Bud Selig has a new book out, and the former MLB commissioner was no fan of the most famous athlete in the sport during his tenure.
“Summer of 2007 was unpleasant for me, and when I look back, that’s putting it mildly,” Selig recounts in “For The Good of The Game,” according to excerpts acquired by. “It was one of the few times in my life I wasn’t excited about going to ballparks, and if you know me that’s all you need to know.”
In that passage, Selig is referring to Barry Bonds, who broke Hank Aaron’s all-time home run record in 2007 with the 756th dinger of his decorated career. Bonds ultimately finished with 762 homers, which currently stands as the MLB record.
In the book, Selig states that the San Francisco Giants slugger “simply wasn’t likable” compared to Aaron, and that he encountered “misery” while traveling around to watch Bonds’ pursuit of the record.

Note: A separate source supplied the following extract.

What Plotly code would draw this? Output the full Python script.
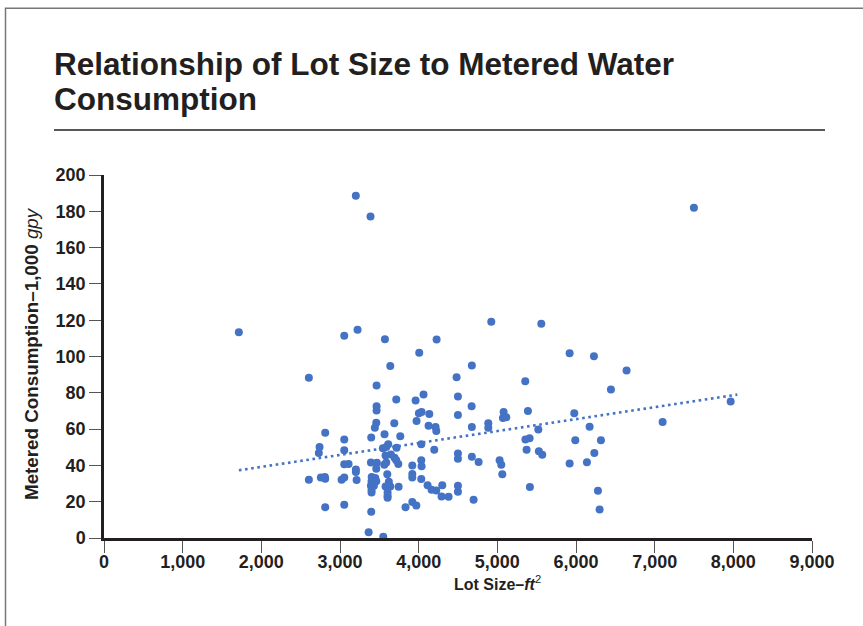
import plotly.graph_objects as go

# ---------------- data ----------------
lot_size = [
    3201, 3388, 1714, 3054, 3223, 3571, 4007, 4228, 4923, 5559,
    3639, 4676, 7499, 5919, 6228, 6643, 5355, 6444, 7966, 5080,
    5071, 5114, 5389, 5978, 7101, 5521, 6173, 5357, 5410, 5991,
    6317, 5372, 5528, 5571, 6233, 5919, 6139, 5029, 5050, 5063,
    5414, 6279, 6300, 2604, 4482, 3465, 3715, 3961, 4062, 4499,
    4673, 3465, 3465, 4003, 4037, 4135, 4499, 3461, 3443, 3690,
    3973, 4126, 4215, 4224, 4676, 4885, 4885, 2812, 3397, 3566,
    3766, 3054, 4033, 2740, 2731, 3054, 3545, 3588, 3613, 3719,
    4198, 4499, 4499, 4676, 4762, 3579, 3647, 3694, 3741, 3715,
    3393, 3469, 3461, 3563, 3588, 3054, 3109, 3202, 3202, 2604,
    2757, 2808, 2812, 3020, 3054, 3211, 3919, 4033, 4037, 3919,
    3919, 4033, 3403, 3448, 3401, 3461, 3431, 3393, 3401, 3401,
    3601, 3621, 3579, 3639, 3605, 3605, 3605, 3745, 4113, 4164,
    4224, 4300, 4499, 4499, 4291, 4380, 4698, 2812, 3054, 3397,
    3833, 3919, 3970, 3364, 3550,
]
consumption = [
    188.5, 177.1, 113.4, 111.4, 114.7, 109.5, 102.1, 109.3, 119.1, 118.0,
    94.7, 95.1, 181.9, 101.8, 100.1, 92.3, 86.3, 81.8, 75.2, 69.4,
    66.1, 66.5, 70.0, 68.7, 63.9, 59.8, 61.3, 54.3, 55.0, 53.9,
    53.9, 48.6, 47.8, 45.8, 46.9, 41.0, 41.7, 42.8, 40.3, 35.1,
    28.1, 26.0, 15.7, 88.3, 88.5, 84.0, 76.3, 75.7, 79.0, 77.9,
    72.6, 72.6, 70.2, 68.7, 69.4, 68.3, 67.8, 63.5, 60.8, 63.2,
    64.4, 61.9, 61.1, 58.9, 61.1, 63.2, 60.8, 58.0, 55.4, 57.1,
    56.1, 54.3, 51.7, 50.2, 46.9, 48.4, 49.5, 50.2, 51.7, 49.7,
    48.6, 46.5, 43.6, 44.7, 41.9, 45.4, 46.0, 44.2, 40.8, 42.8,
    41.6, 41.4, 38.2, 40.4, 41.6, 40.6, 40.8, 37.8, 36.4, 32.1,
    33.4, 33.6, 32.7, 32.1, 33.4, 32.0, 39.9, 42.8, 39.5, 35.3,
    33.4, 32.5, 33.6, 33.1, 31.2, 31.2, 28.8, 28.8, 25.1, 26.4,
    35.1, 31.0, 28.4, 28.4, 25.1, 22.2, 23.3, 28.3, 29.0, 26.6,
    26.2, 29.0, 28.8, 25.5, 22.9, 22.7, 21.1, 17.0, 18.3, 14.4,
    17.0, 19.9, 17.9, 3.2, 0.7,
]
trend_x = [1715, 8050]
trend_y = [37.3, 79.0]

x_ticks = [0, 1000, 2000, 3000, 4000, 5000, 6000, 7000, 8000, 9000]
y_ticks = [0, 20, 40, 60, 80, 100, 120, 140, 160, 180, 200]

title_line1 = "Relationship of Lot Size to Metered Water"
title_line2 = "Consumption"
y_title = "<b>Metered Consumption–1,000</b> <i>gpy</i>"
x_title = "<b>Lot Size–<i>ft</i></b><sup>2</sup>"

# ---------------- layout geometry ----------------
W, H = 863, 626
ML, MR, MT, MB = 104, 51, 175, 88
PW, PH = W - ML - MR, H - MT - MB


def px2x(px):
    return (px - ML) / PW


def py2y(py):
    return (H - MB - py) / PH


INK = "#231f20"
BLUE = "#4472C4"
FONT = "Liberation Sans, Arial, Helvetica, sans-serif"

fig = go.Figure()
fig.add_trace(go.Scatter(
    x=lot_size, y=consumption, mode="markers",
    marker=dict(color=BLUE, size=8, line=dict(width=0)),
    cliponaxis=False, showlegend=False, hoverinfo="x+y",
))
fig.add_trace(go.Scatter(
    x=trend_x, y=trend_y, mode="lines",
    line=dict(color=BLUE, width=2.6, dash="2.6px,3.6px"),
    showlegend=False, hoverinfo="skip",
))

axis_common = dict(
    showgrid=False, zeroline=False, showline=True, linecolor=INK, linewidth=2.5,
    ticks="outside", ticklen=12, tickwidth=1.4, tickcolor="#555",
    tickfont=dict(family=FONT, size=18, color=INK, weight="bold"),
)

fig.update_layout(
    width=W, height=H,
    margin=dict(l=ML, r=MR, t=MT, b=MB, pad=0),
    paper_bgcolor="white", plot_bgcolor="white",
    font=dict(family=FONT, color=INK),
    xaxis=dict(range=[0, 9000], tickvals=x_ticks, tickformat=",d",
               ticklabelstandoff=-6, **axis_common),
    yaxis=dict(range=[0, 200], tickvals=y_ticks, **axis_common),
    annotations=[
        dict(text=title_line1, xref="paper", yref="paper", x=px2x(52), y=py2y(43.5),
             xanchor="left", yanchor="top", showarrow=False,
             font=dict(family=FONT, size=31.5, color=INK, weight="bold")),
        dict(text=title_line2, xref="paper", yref="paper", x=px2x(52), y=py2y(78.5),
             xanchor="left", yanchor="top", showarrow=False,
             font=dict(family=FONT, size=31.5, color=INK, weight="bold")),
        dict(text=y_title, xref="paper", yref="paper", x=px2x(31), y=py2y(354),
             xanchor="center", yanchor="middle", textangle=-90, showarrow=False,
             font=dict(family=FONT, size=18.8, color=INK)),
        dict(text=x_title, xref="paper", yref="paper", x=px2x(497), y=py2y(583),
             xanchor="center", yanchor="middle", showarrow=False,
             font=dict(family=FONT, size=16, color=INK)),
    ],
    shapes=[
        dict(type="line", xref="paper", yref="paper", x0=px2x(54), x1=px2x(825),
             y0=py2y(130), y1=py2y(130), line=dict(color=INK, width=1.4)),
        dict(type="rect", xref="paper", yref="paper", x0=px2x(5.5), x1=px2x(900),
             y0=py2y(700), y1=py2y(8.3), line=dict(color="#777", width=1.5),
             layer="below"),
    ],
)

fig.write_html(
    "out.html",
    config={"displayModeBar": False},
    post_script="document.body.style.margin='0';document.body.style.padding='0';"
                "document.documentElement.style.overflow='hidden';",
)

“While I felt a responsibility to be on hand for Bonds’ moment, I’ll admit I had a fantasy that I’d be spared when I went to Cooperstown to see (Cal) Ripken and (Tony) Gwynn be inducted into the Hall of Fame,” Selig says in the book. “Nobody would have blamed me for being there rather than on the road with Barry. But I received no reprieve, so I trudged on.”
Selig served as MLB commissioner from 1998-2015, which included the height of baseball’s steroid era. He was succeeded by current league commissioner Rob Manfred and was inducted into the Hall of Fame in 2017. Selig currently holds the position of Commissioner Emeritus of Baseball.
Bonds, who also holds the record for single-season home runs, along with the career records for walks and intentional walks, has not been inducted into the Hall of Fame due largely to widespread suspicions of steroid use. The seven-time MVP and 14-time All-Star missed out this past winter while receiving 59.1 percent of the vote from the Baseball Writers’ Association of America in his seventh year on the ballot. Players require 75 percent of the vote to be inducted.